Art

Wood Sculptures Rooted in Politics and Philosophy

At the American University Museum, Foon Sham has assembled three vast sculptures from his signature wooden blocks.

Foon Sham, “Escape I, Tunnel” (2016), pine, 14 x 62 x 5 ft. (all images courtesy of Gallery Neptune and Brown)

WASHINGTON, DC — Foon Sham’s wooden sculptures often look like large vases or tornadoes. At the American University Museum, he presents three new works, all made from his signature wooden blocks, resembling a giant tunnel (“Escape I, Tunnel,” 2016), a massive industrial chimney (“Escape II, Tower,” 2016), and a small vessel cut in half (“Escape in Dust,” 2017). “Escape II” and “Escape in Dust” are situated in the main gallery space, and “Escape I” is outside, in a concrete courtyard misleadingly called a “garden.”

Foon Sham, “Escape: Tower I” (2016) (photo by Rebecca Basu)

The tower is the most impressive of the group, partially due to its placement, shooting up 36 feet in the space next to the stairway. Visitors can walk into it at the bottom, one or two at a time, and look up at the interior or climb the stairs, winding around the sculpture, to get an overview. The multiple viewpoints are essential to the experience; I felt like a squirrel, first burrowing into the trunk of the tree, then climbing up to its top.

That analogy is likely one Sham would enjoy. As exhibition curator Laura Roulet writes in the wall text, these sculptures create “the palpable space of a woodland creature’s habitat, or the place of concealment.” But things get much more political outside.

Walking through “Escape I, Tunnel” also makes you feel like a woodland creature, but there is more to it than just the smell of wood after a night of heavy rain, sunlight streaming in to create unique shadows, and multiple holes in the side of the piece, which you can use to duck in and out. The work also references issues of immigration: “The outdoor sculpture’s craggy ridgeline echoes the mountain ranges of the American West and traces the line of the U.S.-Mexico border,” Roulet writes. Of course, it’s also a tunnel, which immediately conjures images of fleeing refugees.

Foon Sham, “Escape: Tower I” (2016) (photo by Rebecca Basu)
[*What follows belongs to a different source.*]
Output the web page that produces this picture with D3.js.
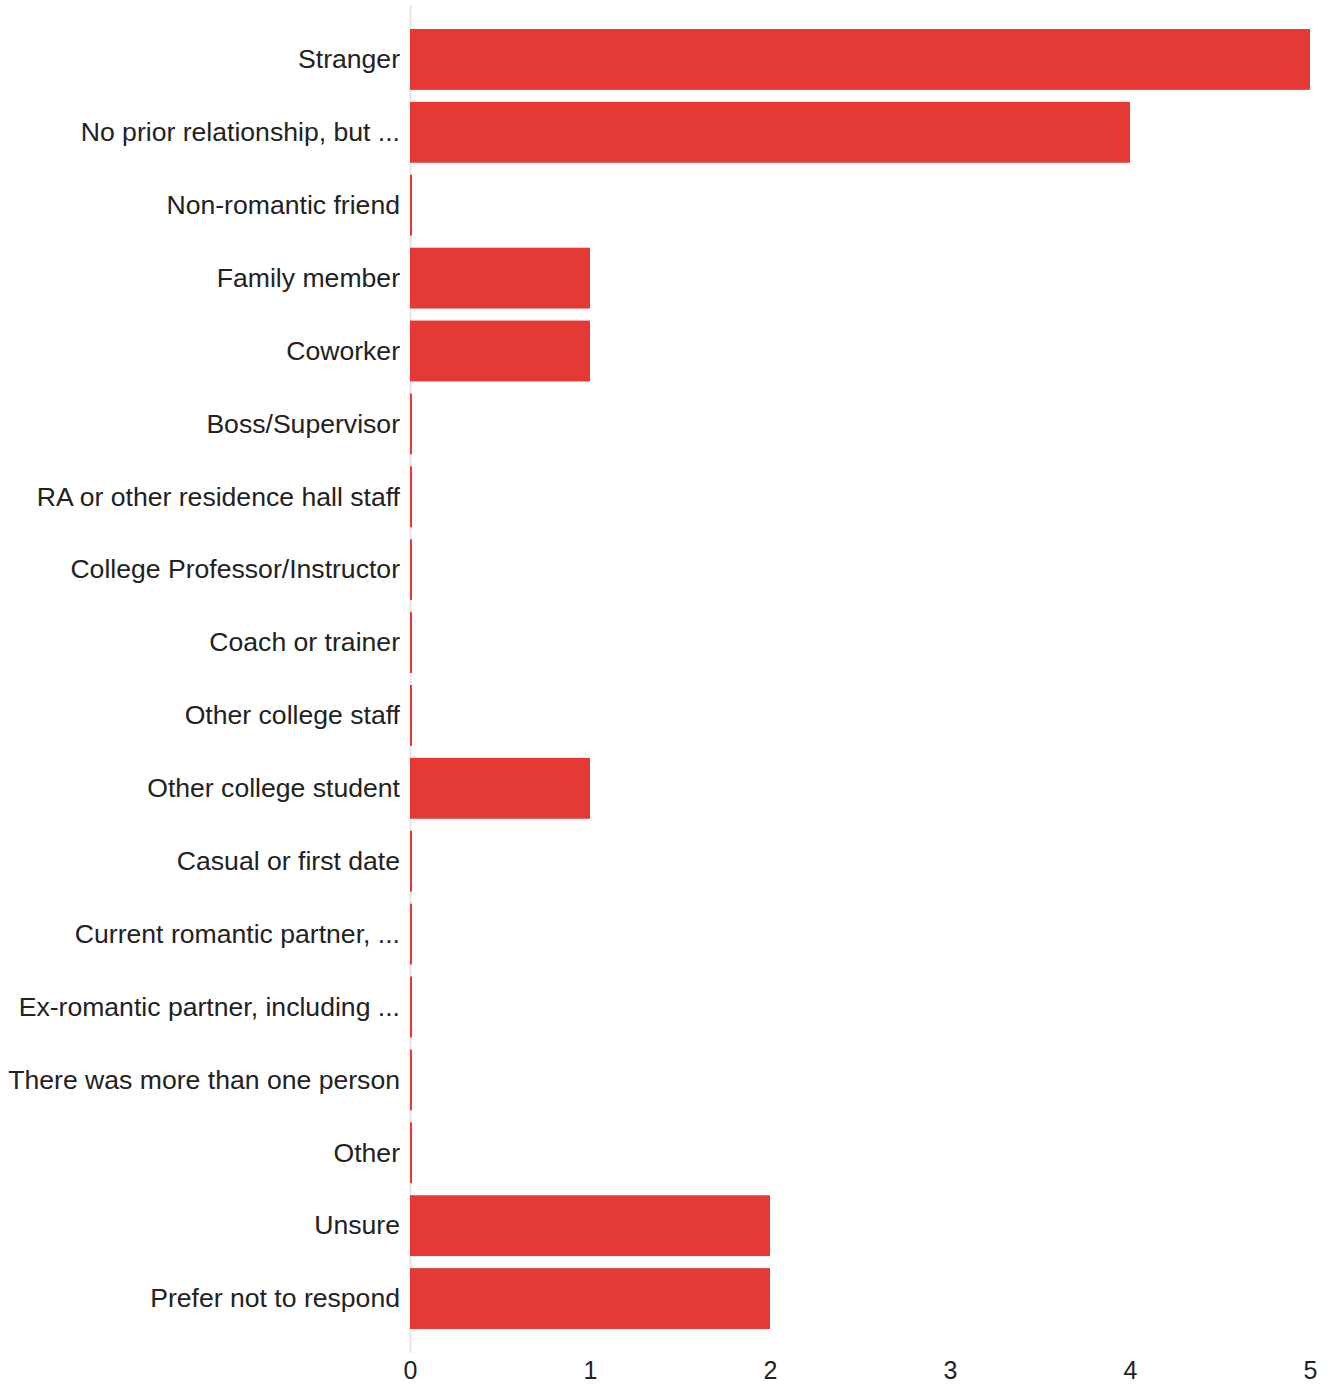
<!DOCTYPE html>
<html><head><meta charset="utf-8">
<script src="https://cdn.jsdelivr.net/npm/d3@7"></script>
<style>body{margin:0;background:#fff;} svg text{font-family:"Liberation Sans",Arial,sans-serif;}</style>
</head><body>
<script>
const categories = ["Stranger","No prior relationship, but ...","Non-romantic friend","Family member","Coworker","Boss/Supervisor","RA or other residence hall staff","College Professor/Instructor","Coach or trainer","Other college staff","Other college student","Casual or first date","Current romantic partner, ...","Ex-romantic partner, including ...","There was more than one person","Other","Unsure","Prefer not to respond"];
const values = [5,4,0,1,1,0,0,0,0,0,1,0,0,0,0,0,2,2];
const xTicks = [0,1,2,3,4,5];

const W = 1335, H = 1385;
const svg = d3.select("body").append("svg").attr("width", W).attr("height", H);
const x = d3.scaleLinear().domain([0,5]).range([410,1310]);
const y = d3.scaleBand().domain(categories).range([23,1335]).paddingInner(0.165).paddingOuter(0.0825);

svg.append("line").attr("x1",410.5).attr("x2",410.5).attr("y1",5).attr("y2",1353)
  .attr("stroke","#e6e6e6").attr("stroke-width",2);

svg.selectAll("rect.bar").data(categories).join("rect").attr("class","bar")
  .attr("x", x(0))
  .attr("y", d => y(d))
  .attr("height", y.bandwidth())
  .attr("width", (d,i) => Math.max(2, x(values[i]) - x(0)))
  .attr("fill", "#e53935");

svg.selectAll("text.cat").data(categories).join("text").attr("class","cat")
  .attr("x", 400).attr("y", d => y(d) + y.bandwidth()/2)
  .attr("dy","0.33em").attr("text-anchor","end")
  .attr("font-size", 26.6).attr("fill","#222").text(d => d);

const ax = svg.append("g").attr("transform","translate(0,1353)")
  .call(d3.axisBottom(x).tickValues(xTicks).tickSize(0).tickPadding(8).tickFormat(d3.format("d")));
ax.select(".domain").remove();
ax.selectAll("text").attr("font-size",25).attr("fill","#222").attr("font-family","Liberation Sans, Arial, sans-serif");
</script>
</body></html>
As an immigrant from Macau himself, Sham clearly takes these issues very seriously, but I’m not convinced the tunnel is as political as Roulet would have us believe. Sham’s works tend to be very philosophical, often embodying the Taoist notion of dualism — the balance and interconnectedness of opposites. “Escape in Dust” is a great example. Like the two larger sculptures, it incorporates both natural and processed wood. It’s sawed in half and pressed against the glass wall between the gallery and the hallway to the sculpture garden, so visitors can see built-up layers of sawdust in the middle of it. Remnants of the process of cutting the piece in half remain in the finished product, and man-made sawdust coexists with bark-covered branches. Perhaps that’s where the political subtext really comes in: with the coexistence of opposites.

Foon Sham, “Escape in Dust” (2017), hard wood and sawdust, 5 x 4 x 3 ft. (photo courtesy of the American University Museum)
Escape, installation view (photo courtesy of the American University Museum)

Foon Sham: Escape continues at the American University Museum (4400 Massachusetts Avenue, NW) through August 13.